Да, нас привели в синагогу. По узкой лестнице мы поднялись на хоры, там были нары, устланные соломой, здесь нам предстояло жить сколько-то времени. Потом пришла раввинша, маленькая, страшная, похожая на сверток каких-то траурных лоскутков, - вдова раввина, убитого немцами в числе других нарвских евреев. У нее убили всех, вплоть до внуков и правнуков, она одна жила в опустевшей, оледеневшей квартире и просила у всех, в том числе и у нас, чтобы ей привезли дров. Одну из ночей мы ночевали в этой квартире, набитой свалявшейся овечьей шерстью, и всю ночь мне снились те, кого увели отсюда, чтобы убить.

А те оборванные люди в синагоге были пленные - военнопленные с Эзеля и других островов. Бургомистр Нарвы выпросил их у немецкого командования для городских работ и поселил в синагоге вместе с беженцами. Мы отдали им остатки продовольствия, взятого из Пушкина, подарили им иголки и нитки, а они, когда пришло нам время уходить из Нарвы, смастерили нам саночки, чтобы мы могли везти наши рюкзаки, а не тащить на спине. Вот как выглядело то, что я потом описала в пьесе "Метелица", пьесе, которая много лет пролежала у меня в столе, прежде чем появилась в печати и на сцене.

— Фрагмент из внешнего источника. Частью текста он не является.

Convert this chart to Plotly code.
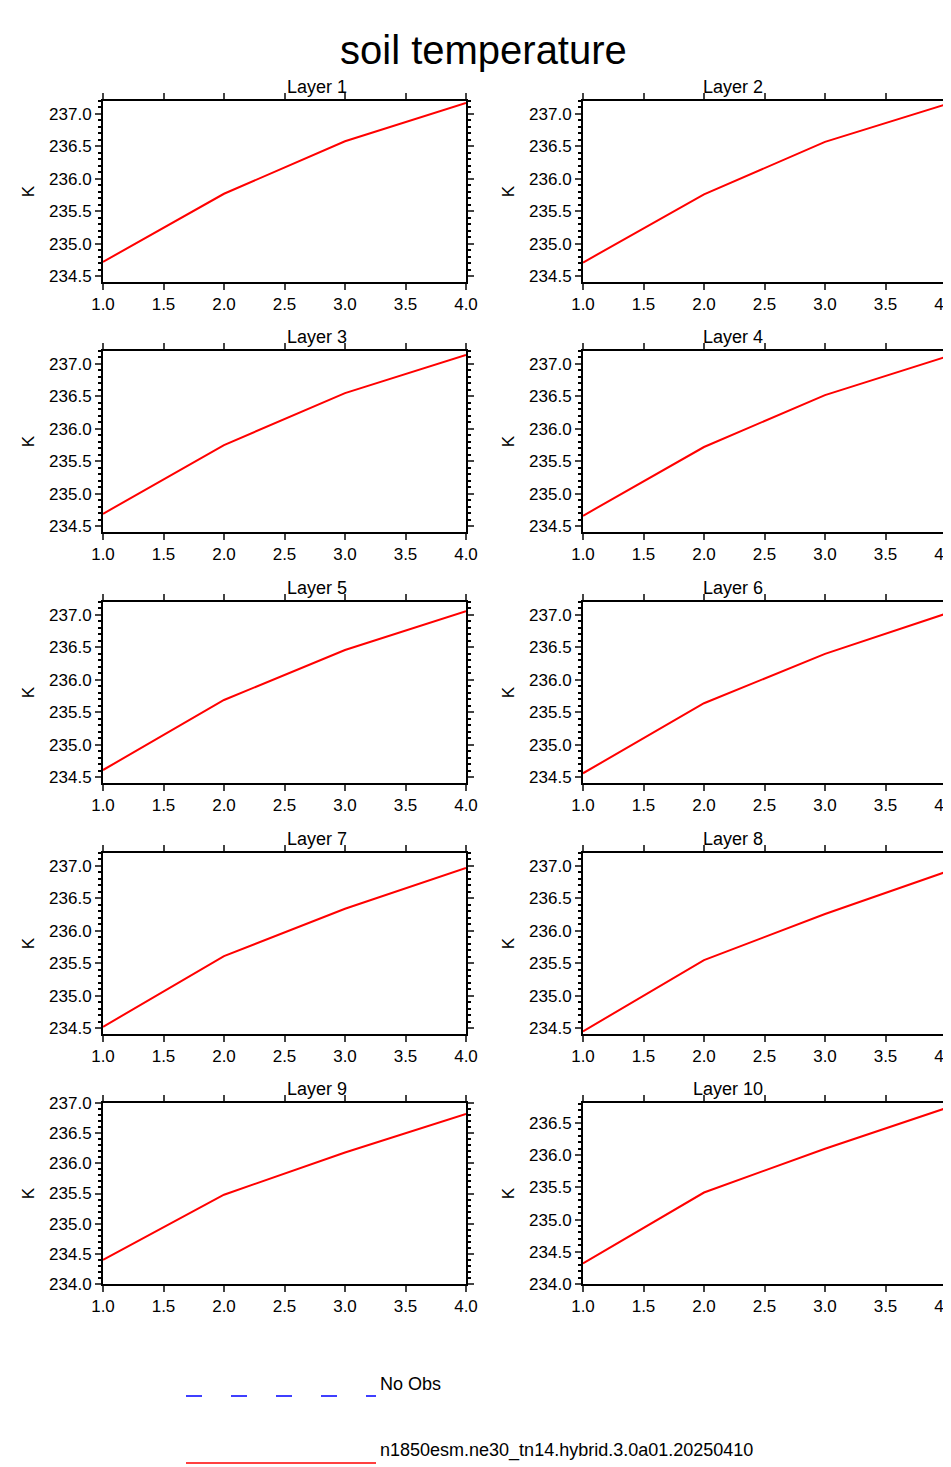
import plotly.graph_objects as go

W, H = 951, 1467

months = [1, 2, 3, 4]
layer_names = ["Layer %d" % i for i in range(1, 11)]
# soil temperature (K) per layer
layer_values = [
    [234.72, 235.77, 236.58, 237.17],
    [234.71, 235.76, 236.57, 237.15],
    [234.69, 235.75, 236.55, 237.14],
    [234.66, 235.72, 236.52, 237.11],
    [234.61, 235.69, 236.46, 237.06],
    [234.56, 235.64, 236.40, 237.02],
    [234.52, 235.61, 236.34, 236.97],
    [234.45, 235.55, 236.26, 236.91],
    [234.40, 235.48, 236.18, 236.82],
    [234.32, 235.42, 236.10, 236.73],
]
y_ranges = [[234.41, 237.2]] * 8 + [[234.0, 237.0], [234.0, 236.81]]
x_ticks = [1.0, 1.5, 2.0, 2.5, 3.0, 3.5, 4.0]
legend_labels = ["No Obs", "n1850esm.ne30_tn14.hybrid.3.0a01.20250410"]

font = "Liberation Sans, Arial, sans-serif"
fig = go.Figure()

col_x = [(95, 458), (575, 938)]
row_top = [93, 343, 594, 845, 1095]
ph = 181

for i, (name, vals) in enumerate(zip(layer_names, layer_values)):
    r, c = divmod(i, 2)
    n = i + 1
    xa = "xaxis" if n == 1 else "xaxis%d" % n
    ya = "yaxis" if n == 1 else "yaxis%d" % n
    x0, x1 = col_x[c]
    top = row_top[r]
    fig.add_trace(go.Scatter(x=months, y=vals, mode="lines",
                             line=dict(color="red", width=2),
                             xaxis="x%d" % n if n > 1 else "x",
                             yaxis="y%d" % n if n > 1 else "y",
                             showlegend=False))
    fig.update_layout(**{
        xa: dict(domain=[x0 / W, x1 / W], range=[1, 4], tickvals=x_ticks,
                 ticktext=["%.1f" % t for t in x_ticks],
                 anchor="y%d" % n if n > 1 else "y", automargin=False,
                 ticks="outside", ticklen=6, tickwidth=1.5, mirror="allticks",
                 showline=True, linewidth=2, linecolor="black",
                 showgrid=False, zeroline=False,
                 tickfont=dict(size=17, family=font, color="black")),
        ya: dict(domain=[1 - (top + ph) / H, 1 - top / H], range=y_ranges[i],
                 dtick=0.5, tickformat=".1f",
                 anchor="x%d" % n if n > 1 else "x", automargin=False,
                 ticks="outside", ticklen=6, tickwidth=1.5, mirror="allticks",
                 minor=dict(ticks="outside", dtick=0.1, ticklen=3, tickcolor="black"),
                 showline=True, linewidth=2, linecolor="black",
                 showgrid=False, zeroline=False,
                 title=dict(text="K", font=dict(size=17, family=font, color="black"),
                            standoff=10),
                 tickfont=dict(size=17, family=font, color="black")),
    })
    fig.add_annotation(text=name, x=(x0 + x1) / 2 / W, y=1 - (top - 2) / H,
                       xref="paper", yref="paper", showarrow=False,
                       yanchor="bottom", font=dict(size=18, family=font, color="black"))

# legend drawn at bottom
leg = [(1388, dict(color="blue", width=1.5, dash="16px,29px")),
       (1455, dict(color="red", width=1.5))]
for (yy, ln), label in zip(leg, legend_labels):
    fig.add_shape(type="line", xref="paper", yref="paper",
                  x0=178 / W, x1=368 / W, y0=1 - yy / H, y1=1 - yy / H, line=ln)
    fig.add_annotation(text=label, x=370 / W, y=1 - yy / H, xref="paper", yref="paper",
                       showarrow=False, xanchor="left",
                       font=dict(size=18, family=font, color="black"))

fig.add_annotation(text="soil temperature", x=0.5, y=1 - 18 / H, xref="paper", yref="paper",
                   showarrow=False, font=dict(size=40, family=font, color="black"))

fig.update_layout(width=W, height=H, margin=dict(l=0, r=0, t=0, b=0, autoexpand=False),
                  plot_bgcolor="white", paper_bgcolor="white", showlegend=False)

fig.write_html("out.html")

Даже умный, добрый ко мне А. К. Тарасенков сказал про нее: "Что это вам вздумалось написать такую мрачную вещь?" Н. Коварский выразился резче: "Кому это нужно?" Один за другим театры от нее отказывались.

Тихие жительницы городка Пушкина, приведенные судьбой в это странное место, мы слушали жестокие рассказы этих людей о муках плена, о прежних их профессиях, об оставшихся дома близких, но не это меня поразило. Поразило, когда (это было в первый же вечер) в угрюмом зале с грязно-желтыми щитами на окнах вдруг грянула песня.